В клубе антимилитаристов Ансельма встречали с овациями, во время которых он бросал на пол свою фуражку, плевал на нее и затем занимал самое почетное место. Его окружали, угощали пивом и папиросами и, в клубах табачного дыма, Арман Боссанж произносил свои речи. Затем, пели "Интернационал", "Освобожденные рекруты" и "В казармы".

Однако, Ансельм и Боссанж были не самыми отчаянными из этих неофитов антимилитаризма. У них случались только острые припадки фанатического антимилитаризма, тогда как Альфреда Касселя этот фанатизм сжигал непрерывно. Ему было мало слов, ему нужно было дело. Он уже не мог спокойно видеть какого-либо офицера, у него тотчас же являлось желание наброситься на него и убить. Он жил этой мыслью, которая отражалась теперь на всех его движениях, во взгляде, в голосе. Он ходил, низко опустив голову, голос его звучал глухо и хрипло, все движения его были резки и нервны. То он, словно, кого-то выслеживал, то глядел рассеянно и точно ничего вокруг себя не замечал. Он часто повторял про себя:

— Армия разойдется, как только перебьют всех офицеров, почему же их не убивают?

Эти слова: "Почему их не убивают?" он повторял без конца, тихо, почти шопотом.
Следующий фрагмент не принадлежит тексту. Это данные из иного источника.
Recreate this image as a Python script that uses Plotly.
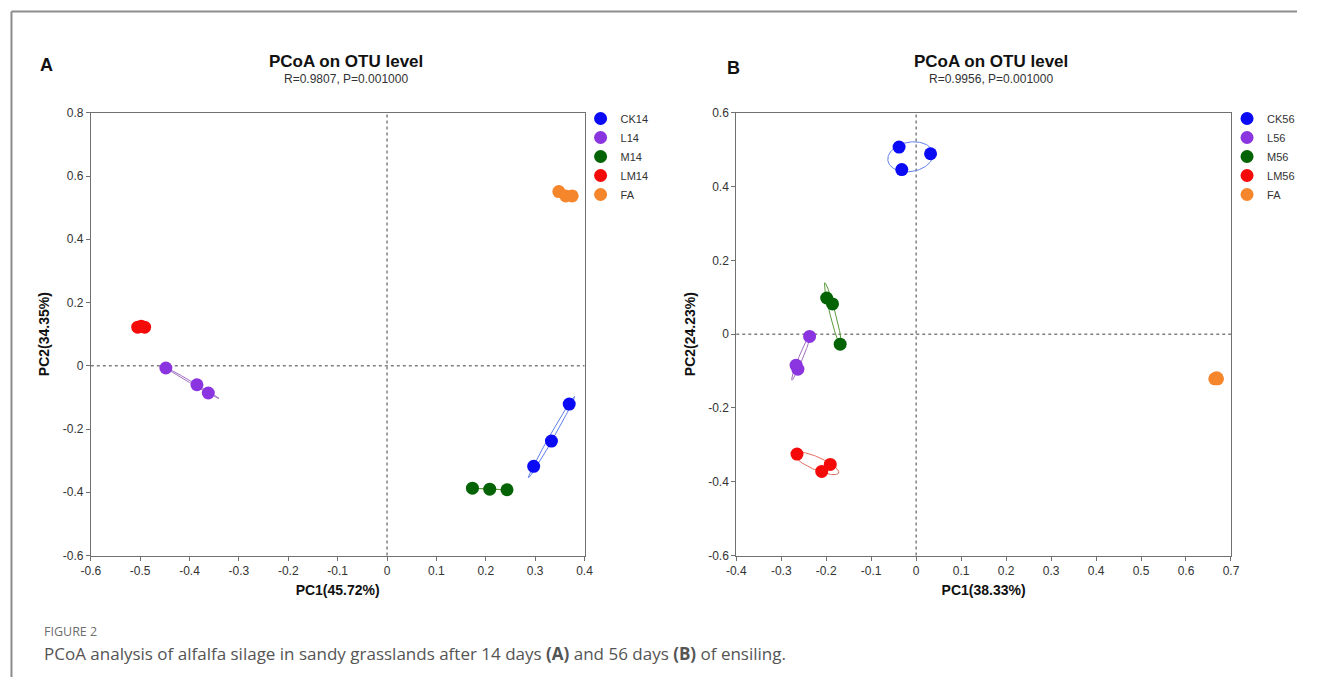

Он стал бродить вокруг казарм, словно что-то выискивая. Он купил револьвер и кинжал, и это дало ему некоторое спокойствие. Он научился владеть этим оружием, и ему приятно было сознавать, что он держит в своих руках жизнь себе подобных и свою собственную. С этого момента в нем начал созревать определенный план действия. Он был существом простым и, в то же время, глубоким. Он с детства имел склонность к навязчивым идеям. Идеи эти созревали в голове его медленно, но, раз созрев, они становились для него чем-то осязаемым, живым существом. Однако, идея эта непременно должна была иметь какое-нибудь касательство к его личной жизни. Увлекаться отвлеченно, как Арман Боссанж, он был неспособен. И, не ожидай его в ближайшем будущем призыв к воинской повинности, идея антимилитаризма вряд ли бы так захватила его. Но теперь, слушая Ансельма и его жалобы, он представлял себя в этой ужасной вонючей комнате, в трепанных смешных одеждах, он уже слышал грубые окрики начальства. И, при мысли об этом, всё в нем возмущалось, и слова Ружмона и Боссанжа терзали его мозг.
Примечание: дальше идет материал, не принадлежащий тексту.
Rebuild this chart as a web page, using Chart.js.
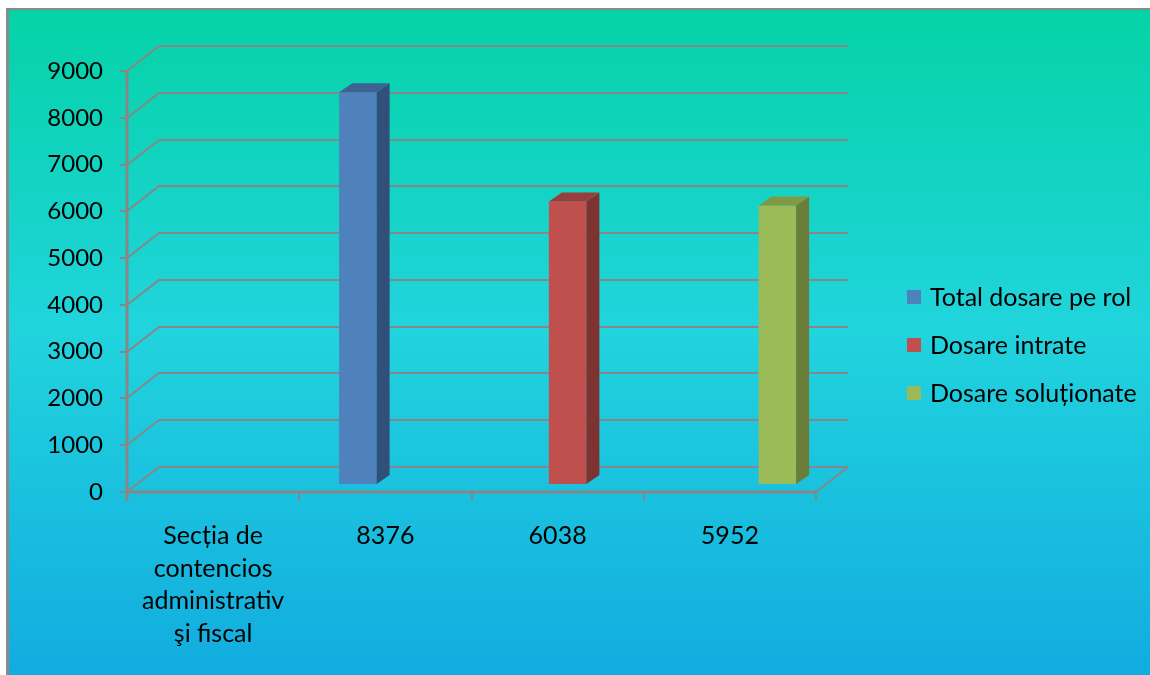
<!DOCTYPE html>
<html>
<head>
<meta charset="utf-8">
<script src="https://cdn.jsdelivr.net/npm/chart.js@4.4.1/dist/chart.umd.min.js"></script>
<style>
  html,body{margin:0;padding:0;background:#fff;}
  canvas{display:block;}
</style>
</head>
<body>
<canvas id="c" width="1150" height="675"></canvas>
<script>
'use strict';

// ── DATA ────────────────────────────────────────────────
const categories = [['Secția de','contencios','administrativ','şi fiscal'], '8376', '6038', '5952'];
const seriesNames = ['Total dosare pe rol', 'Dosare intrate', 'Dosare soluționate'];
const totalValues = [null, 8376, null, null];
const intrateValues = [null, null, 6038, null];
const solutionateValues = [null, null, null, 5952];
const yMin = 0, yMax = 9000, yStep = 1000;

// front / top / side shades per series
const frontColors = ['#4F81BD', '#C0504D', '#9BBB59'];
const topColors   = ['#3E6291', '#9A3E3B', '#7E9A45'];
const sideColors  = ['#30507A', '#7E3331', '#6A7D39'];

const FONT = 'Lato';
const GRID = '#878787';
// 3D offsets
const DEPTH = { dx: 32, dy: -25 };   // floor / back wall
const BAR_SHIFT = { dx: 10, dy: -8 }; // bars stand at this depth
const BAR_DEPTH = { dx: 13, dy: -9 };

// ── BACKGROUND + 3D FRAME ───────────────────────────────
const frame3d = {
  id: 'frame3d',
  beforeDraw(chart){
    const {ctx, chartArea: a, scales: {x, y}} = chart;
    ctx.save();
    ctx.fillStyle = '#fff';
    ctx.fillRect(0, 0, chart.width, chart.height);
    ctx.fillStyle = '#8a8a8a';
    ctx.fillRect(6, 8, chart.width - 6, chart.height - 8);
    const g = ctx.createLinearGradient(0, 10, 0, chart.height);
    g.addColorStop(0, '#04D3A6');
    g.addColorStop(0.48, '#21D4DD');
    g.addColorStop(1, '#12ACE0');
    ctx.fillStyle = g;
    ctx.fillRect(9, 10, chart.width - 9, chart.height - 10);

    ctx.strokeStyle = GRID;
    ctx.lineWidth = 2;
    // back wall gridlines + left diagonals
    for (let v = yMin; v <= yMax; v += yStep){
      const py = Math.round(y.getPixelForValue(v));
      ctx.beginPath();
      ctx.moveTo(a.left, py);
      ctx.lineTo(a.left + DEPTH.dx, py + DEPTH.dy);
      ctx.lineTo(a.right + DEPTH.dx, py + DEPTH.dy);
      ctx.stroke();
      // tick mark
      ctx.beginPath();
      ctx.moveTo(a.left - 7, py);
      ctx.lineTo(a.left, py);
      ctx.stroke();
    }
    // floor right edge
    ctx.beginPath();
    ctx.moveTo(a.right, a.bottom);
    ctx.lineTo(a.right + DEPTH.dx, a.bottom + DEPTH.dy);
    ctx.stroke();
    // front axes
    ctx.lineWidth = 3;
    ctx.beginPath();
    ctx.moveTo(a.left, a.top);
    ctx.lineTo(a.left, a.bottom + 9);
    ctx.moveTo(a.left, a.bottom);
    ctx.lineTo(a.right, a.bottom);
    ctx.stroke();
    ctx.lineWidth = 2;
    const n = categories.length;
    const step = x.getPixelForValue(1) - x.getPixelForValue(0);
    for (let i = 0; i <= n; i++){
      const px = Math.round(x.getPixelForValue(0) - step / 2 + i * step);
      ctx.beginPath();
      ctx.moveTo(px, a.bottom);
      ctx.lineTo(px, a.bottom + 9);
      ctx.stroke();
    }
    ctx.restore();
  }
};

// ── 3D BARS ─────────────────────────────────────────────
const bars3d = {
  id: 'bars3d',
  beforeDatasetsDraw(chart){
    chart.ctx.save();
    chart.ctx.translate(BAR_SHIFT.dx, BAR_SHIFT.dy);
  },
  afterDatasetsDraw(chart){
    const ctx = chart.ctx;
    chart.data.datasets.forEach((ds, di) => {
      const meta = chart.getDatasetMeta(di);
      meta.data.forEach((el, i) => {
        if (ds.data[i] == null) return;
        const {x, y, base, width} = el.getProps(['x', 'y', 'base', 'width'], true);
        const l = x - width / 2, r = x + width / 2;
        const {dx, dy} = BAR_DEPTH;
        // side
        ctx.fillStyle = sideColors[di];
        ctx.beginPath();
        ctx.moveTo(r, y);
        ctx.lineTo(r + dx, y + dy);
        ctx.lineTo(r + dx, base + dy);
        ctx.lineTo(r, base);
        ctx.closePath();
        ctx.fill();
        // top
        ctx.fillStyle = topColors[di];
        ctx.beginPath();
        ctx.moveTo(l, y);
        ctx.lineTo(l + dx, y + dy);
        ctx.lineTo(r + dx, y + dy);
        ctx.lineTo(r, y);
        ctx.closePath();
        ctx.fill();
      });
    });
    ctx.restore();
  }
};

// ── LEGEND ──────────────────────────────────────────────
const sideLegend = {
  id: 'sideLegend',
  afterDraw(chart){
    const ctx = chart.ctx;
    ctx.save();
    ctx.font = `25px ${FONT}`;
    ctx.textBaseline = 'middle';
    chart.data.datasets.forEach((ds, i) => {
      const cy = 297 + i * 48;
      ctx.fillStyle = ds.backgroundColor;
      ctx.fillRect(907, cy - 7, 14, 14);
      ctx.fillStyle = '#000';
      ctx.fillText(ds.label, 930, cy + 1);
    });
    ctx.restore();
  }
};

const seriesData = [totalValues, intrateValues, solutionateValues];

new Chart(document.getElementById('c').getContext('2d'), {
  type: 'bar',
  data: {
    labels: categories,
    datasets: seriesNames.map((name, i) => ({
      label: name,
      data: seriesData[i],
      backgroundColor: frontColors[i],
      borderWidth: 0,
      categoryPercentage: 0.653,
      barPercentage: 1.0
    }))
  },
  options: {
    responsive: false,
    devicePixelRatio: 1,
    animation: false,
    layout: { padding: { left: 0, top: 71, right: 334, bottom: 0 } },
    plugins: {
      legend: { display: false },
      tooltip: { enabled: false }
    },
    scales: {
      x: {
        grid: { display: false, drawTicks: false },
        border: { display: false },
        ticks: {
          color: '#000',
          font: { family: FONT, size: 25, lineHeight: 1.3 },
          padding: 28,
          maxRotation: 0,
          autoSkip: false
        },
        afterFit(s){ s.height = 675 - 492; }
      },
      y: {
        min: yMin, max: yMax,
        grid: { display: false, drawTicks: false },
        border: { display: false },
        ticks: {
          stepSize: yStep,
          color: '#000',
          font: { family: FONT, size: 24 },
          padding: 24,
          callback: v => String(v)
        },
        afterFit(s){ s.width = 127; }
      }
    }
  },
  plugins: [frame3d, bars3d, sideLegend]
});
</script>
</body>
</html>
В конце августа он решил привести свой план в исполнение. Теперь ему надо было найти себе жертву: и он целыми днями бродил вдоль фортов. Он взял отпуск на несколько дней, для того, чтобы ходить смотреть на ученье новобранцев. Он надеялся там найти какого-нибудь отвратительного грубого суб'екта среди офицеров; ему нужен был полковник или лейтенант, унтер-офицер только в крайнем случае. Искать ему пришлось довольно долго. Он встречал много надменных и неприятных офицеров, но не видел ни одного акта грубого насилия. Наконец, судьба пошла к нему навстречу — он сделался случайным свидетелем грубого обращения офицера с солдатом. Начала сцены он не застал; он подошел в ту минуту, когда болезненный, худой молодой лейтенант уже ругал солдата за какую-то провинность.

— Вы свинья, вы скотина, вас расстрелять бы следовало, — кричал лейтенант.
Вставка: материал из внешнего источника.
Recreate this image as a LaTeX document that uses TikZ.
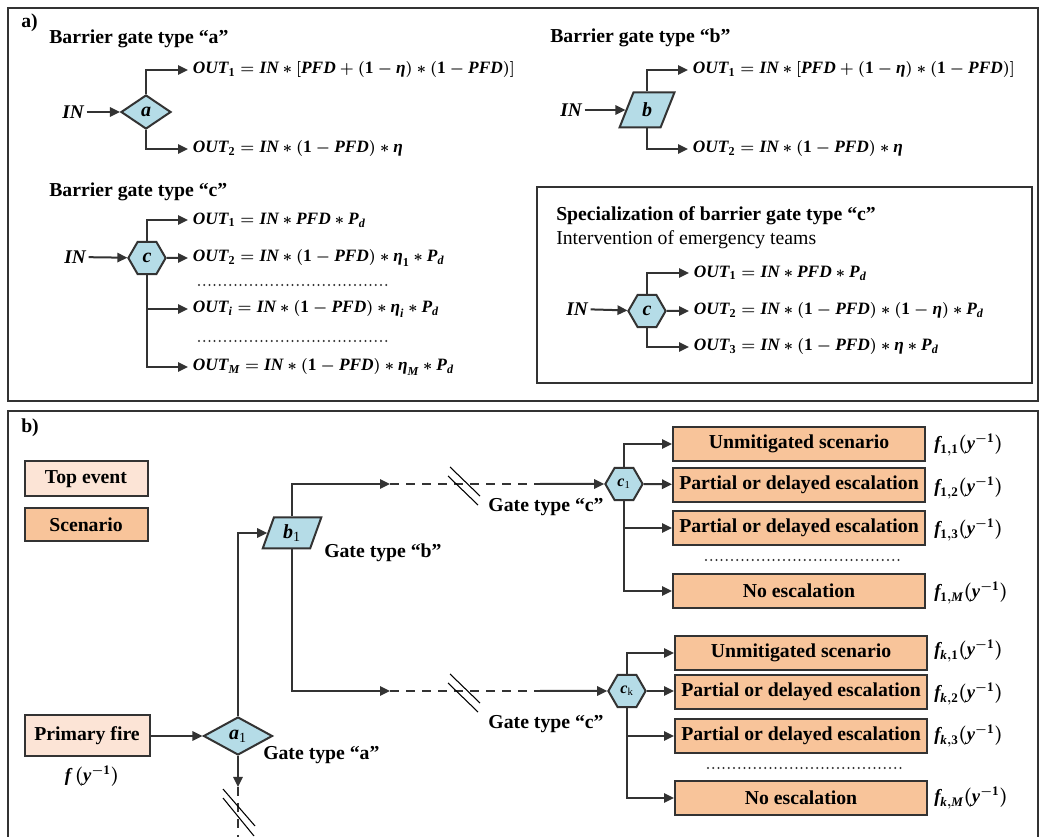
\documentclass[tikz,border=0pt]{standalone}
\usepackage{amsmath}
\usepackage{fontspec}
\setmainfont{Liberation Serif}
\usetikzlibrary{arrows.meta,shapes.geometric}
\definecolor{ink}{HTML}{333333}
\definecolor{gatefill}{HTML}{B5DCE7}
\definecolor{topfill}{HTML}{FCE4D6}
\definecolor{scenfill}{HTML}{F8C49A}
% bold math helpers: variables in bold italic, numerals in bold
\newcommand{\V}[1]{\text{\bfseries\itshape #1}}
\newcommand{\N}[1]{\text{\bfseries #1}}
\newcommand{\bm}[1]{{\boldmath$#1$}}
\begin{document}
\begin{tikzpicture}[x=0.75pt,y=-0.75pt,
  txt/.style={font=\fontsize{14.8}{17}\selectfont\bfseries},
  ttl/.style={txt, anchor=west, inner sep=0pt},
  eq/.style={anchor=west, inner sep=3.5pt, font=\fontsize{13}{15}\selectfont},
  inlab/.style={inner sep=2pt, font=\fontsize{14.5}{16}\selectfont},
  wire/.style={draw=ink, line width=1.5pt},
  arr/.style={wire, -{Triangle[length=7.5pt,width=7pt]}},
  dashline/.style={wire, dash pattern=on 6.75pt off 5.25pt},
  slash/.style={draw=black, line width=0.8pt},
  dots/.style={draw=ink, line width=1.7pt, line cap=round, dash pattern=on 0pt off 3.9pt},
  frame/.style={draw=ink, line width=0.9pt},
  gate/.style={draw=ink, fill=gatefill, line width=1.5pt, inner sep=0pt, font=\fontsize{15}{16}\selectfont},
  gdia/.style={gate, diamond},
  ghex/.style={gate, regular polygon, regular polygon sides=6, minimum size=28pt},
  gpar/.style={gate, trapezium, trapezium left angle=70, trapezium right angle=110, trapezium stretches=true},
  evbox/.style={txt, draw=ink, line width=1.5pt, inner sep=0pt},
  topev/.style={evbox, fill=topfill},
  scen/.style={evbox, fill=scenfill, minimum width=189pt, minimum height=25.5pt},
  freq/.style={anchor=west, inner sep=0pt, font=\fontsize{14}{16}\selectfont},
  gtxt/.style={txt, inner sep=0pt}
]
\useasboundingbox (0,0) rectangle (1040,837);

% ---------- panel frames ----------
\draw[frame] (8,8) rectangle (1038,401);
\draw[frame] (8,850) |- (1038,411) -- (1038,850);
\draw[frame] (537,187) rectangle (1032,383);

% ---------- panel a) ----------
\node[ttl] (la) at (21,23) {a)};

% gate type a
\node[ttl] (ta) at (49,39) {Barrier gate type “a”};
\node[inlab] (ina) at (73,112) {\bm{\V{IN}}};
\node[gdia, minimum width=37.5pt, minimum height=25.5pt] (ga) at (146,112) {\bm{\V{a}}};
\node[eq] (oa1) at (188,70) {\bm{\V{OUT}_{\N{1}} = \V{IN}\ast[\V{PFD}+(\N{1}-\V{η})\ast(\N{1}-\V{PFD})]}};
\node[eq] (oa2) at (188,149) {\bm{\V{OUT}_{\N{2}} = \V{IN}\ast(\N{1}-\V{PFD})\ast\V{η}}};
\draw[arr] (ina) -- (ga);
\draw[arr] (ga) |- (oa1);
\draw[arr] (ga) |- (oa2);

% gate type b
\node[ttl] (tb) at (550,38) {Barrier gate type “b”};
\node[inlab] (inb) at (571,110) {\bm{\V{IN}}};
\node[gpar, minimum width=41.25pt, minimum height=26.25pt] (gb) at (647,110) {\bm{\V{b}}};
\node[eq] (ob1) at (688,70) {\bm{\V{OUT}_{\N{1}} = \V{IN}\ast[\V{PFD}+(\N{1}-\V{η})\ast(\N{1}-\V{PFD})]}};
\node[eq] (ob2) at (688,149) {\bm{\V{OUT}_{\N{2}} = \V{IN}\ast(\N{1}-\V{PFD})\ast\V{η}}};
\draw[arr] (inb) -- (gb);
\draw[arr] (gb) |- (ob1);
\draw[arr] (gb) |- (ob2);

% gate type c
\node[ttl] (tc) at (49,192) {Barrier gate type “c”};
\node[inlab] (inc) at (75,257) {\bm{\V{IN}}};
\node[ghex] (gc) at (147,258) {\bm{\V{c}}};
\node[eq] (oc1) at (188,220) {\bm{\V{OUT}_{\N{1}} = \V{IN}\ast\V{PFD}\ast\V{P}_{\V{d}}}};
\node[eq] (oc2) at (188,258) {\bm{\V{OUT}_{\N{2}} = \V{IN}\ast(\N{1}-\V{PFD})\ast\V{η}_{\N{1}}\ast\V{P}_{\V{d}}}};
\node[eq] (oci) at (188,309) {\bm{\V{OUT}_{\V{i}} = \V{IN}\ast(\N{1}-\V{PFD})\ast\V{η}_{\V{i}}\ast\V{P}_{\V{d}}}};
\node[eq] (ocm) at (188,367) {\bm{\V{OUT}_{\V{M}} = \V{IN}\ast(\N{1}-\V{PFD})\ast\V{η}_{\V{M}}\ast\V{P}_{\V{d}}}};
\draw[arr] (inc) -- (gc);
\draw[arr] (gc) |- (oc1);
\draw[arr] (gc) -- (oc2);
\draw[arr] (gc) |- (oci);
\draw[arr] (gc) |- (ocm);
\draw[dots] (199,285) -- (390,285);
\draw[dots] (199,341) -- (390,341);

% specialization of gate type c
\node[ttl] (ts) at (556,216) {Specialization of barrier gate type “c”};
\node[ttl, font=\fontsize{14.8}{17}\selectfont] (ts2) at (556,240) {Intervention of emergency teams};
\node[inlab] (ins) at (577,309) {\bm{\V{IN}}};
\node[ghex] (gs) at (647,311) {\bm{\V{c}}};
\node[eq] (os1) at (689,273) {\bm{\V{OUT}_{\N{1}} = \V{IN}\ast\V{PFD}\ast\V{P}_{\V{d}}}};
\node[eq] (os2) at (689,311) {\bm{\V{OUT}_{\N{2}} = \V{IN}\ast(\N{1}-\V{PFD})\ast(\N{1}-\V{η})\ast\V{P}_{\V{d}}}};
\node[eq] (os3) at (689,347) {\bm{\V{OUT}_{\N{3}} = \V{IN}\ast(\N{1}-\V{PFD})\ast\V{η}\ast\V{P}_{\V{d}}}};
\draw[arr] (ins) -- (gs);
\draw[arr] (gs) |- (os1);
\draw[arr] (gs) -- (os2);
\draw[arr] (gs) |- (os3);

% ---------- panel b) ----------
\node[ttl] (lb) at (21,428) {b)};

% legend
\node[topev, minimum width=92.25pt, minimum height=26.25pt] (lgtop) at (86,479) {Top event};
\node[evbox, fill=scenfill, minimum width=92.25pt, minimum height=24.75pt] (lgsc) at (86,525) {Scenario};

% initiating event and gate a1
\node[topev, minimum width=93.75pt, minimum height=30.75pt] (pf) at (87,736) {Primary fire};
\node[freq, anchor=center] (pff) at (92,776) {\bm{\V{f}\,(\V{y}^{-\N{1}})}};
\node[gdia, minimum width=51.75pt, minimum height=28.5pt] (a1) at (238,736) {\bm{\V{a}_{\text{1}}}};
\node[gtxt, anchor=west] (a1t) at (263,755) {Gate type “a”};
\draw[arr] (pf) -- (a1);
\coordinate (d1) at (238,787);
\coordinate (d2) at (238,845);
\draw[arr] (a1) -- (d1);
\draw[dashline] (d1) -- (d2);
\draw[slash] (223,789) -- (255,826);
\draw[slash] (223,798) -- (254,836);

% gate b1
\node[gpar, trapezium left angle=72, trapezium right angle=108, minimum width=44pt, minimum height=23.25pt] (b1) at (292,533) {\bm{\V{b}_{\text{1}}}};
\node[gtxt, anchor=west] (b1t) at (324,553) {Gate type “b”};
\draw[arr] (a1) |- (b1);

% branch towards c1
\coordinate (p1) at (390,484);
\coordinate (q1) at (540,484);
\draw[arr] (b1) |- (p1);
\draw[dashline] (p1) -- (q1);
\draw[slash] (450,467) -- (480,496);
\draw[slash] (448,476) -- (478,505);

% branch towards ck
\coordinate (p2) at (390,691);
\coordinate (q2) at (540,691);
\draw[arr] (b1) |- (p2);
\draw[dashline] (p2) -- (q2);
\draw[slash] (450,674) -- (480,703);
\draw[slash] (448,683) -- (478,712);

% gate c1 and its scenarios
\node[ghex, font=\fontsize{12}{14}\selectfont] (c1) at (624,484) {\bm{\V{c}_{\text{1}}}};
\node[gtxt] (c1t) at (546,507) {Gate type “c”};
\draw[arr] (q1) -- (c1);
\node[scen] (s11) at (799,444) {Unmitigated scenario};
\node[scen] (s12) at (799,485) {Partial or delayed escalation};
\node[scen] (s13) at (799,528) {Partial or delayed escalation};
\node[scen] (s1m) at (799,591) {No escalation};
\draw[dots] (706,560) -- (900,560);
\draw[arr] (c1) |- (s11);
\draw[arr] (c1) -- (s12);
\draw[arr] (c1) |- (s13);
\draw[arr] (c1) |- (s1m);
\node[freq] (f11) at (934,445) {\bm{\V{f}_{\N{1},\N{1}}(\V{y}^{-\N{1}})}};
\node[freq] (f12) at (934,488) {\bm{\V{f}_{\N{1},\N{2}}(\V{y}^{-\N{1}})}};
\node[freq] (f13) at (934,530) {\bm{\V{f}_{\N{1},\N{3}}(\V{y}^{-\N{1}})}};
\node[freq] (f1m) at (934,593) {\bm{\V{f}_{\N{1},\V{M}}(\V{y}^{-\N{1}})}};

% gate ck and its scenarios
\node[ghex, font=\fontsize{12}{14}\selectfont] (ck) at (627,691) {\bm{\V{c}_{\text{k}}}};
\node[gtxt] (ckt) at (546,724) {Gate type “c”};
\draw[arr] (q2) -- (ck);
\node[scen] (sk1) at (801,653) {Unmitigated scenario};
\node[scen] (sk2) at (801,692) {Partial or delayed escalation};
\node[scen] (sk3) at (801,736) {Partial or delayed escalation};
\node[scen] (skm) at (801,798) {No escalation};
\draw[dots] (708,768) -- (902,768);
\draw[arr] (ck) |- (sk1);
\draw[arr] (ck.east) -- (ck.east -| sk2.west);
\draw[arr] (ck) |- (sk3);
\draw[arr] (ck) |- (skm);
\node[freq] (fk1) at (934,651) {\bm{\V{f}_{\V{k},\N{1}}(\V{y}^{-\N{1}})}};
\node[freq] (fk2) at (934,694) {\bm{\V{f}_{\V{k},\N{2}}(\V{y}^{-\N{1}})}};
\node[freq] (fk3) at (934,736) {\bm{\V{f}_{\V{k},\N{3}}(\V{y}^{-\N{1}})}};
\node[freq] (fkm) at (934,798) {\bm{\V{f}_{\V{k},\V{M}}(\V{y}^{-\N{1}})}};
\end{tikzpicture}
\end{document}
Солдат, маленький человечек с бегающими глазками, был бледен, как полотно. Офицер поднял руку, но во-время удержался, закусил губу и отпустил солдата.

Для Касселя этой сцены было достаточно; он наметил свою жертву, он окончательно и бесповоротно решил убить именно этого лейтенанта. Домой он вернулся, задумчивый и озабоченный. В течение нескольких дней он приводил в порядок все свои дела и даже сделал завещание, хотя оставлять ему решительно было нечего, он не имел никаких сбережений.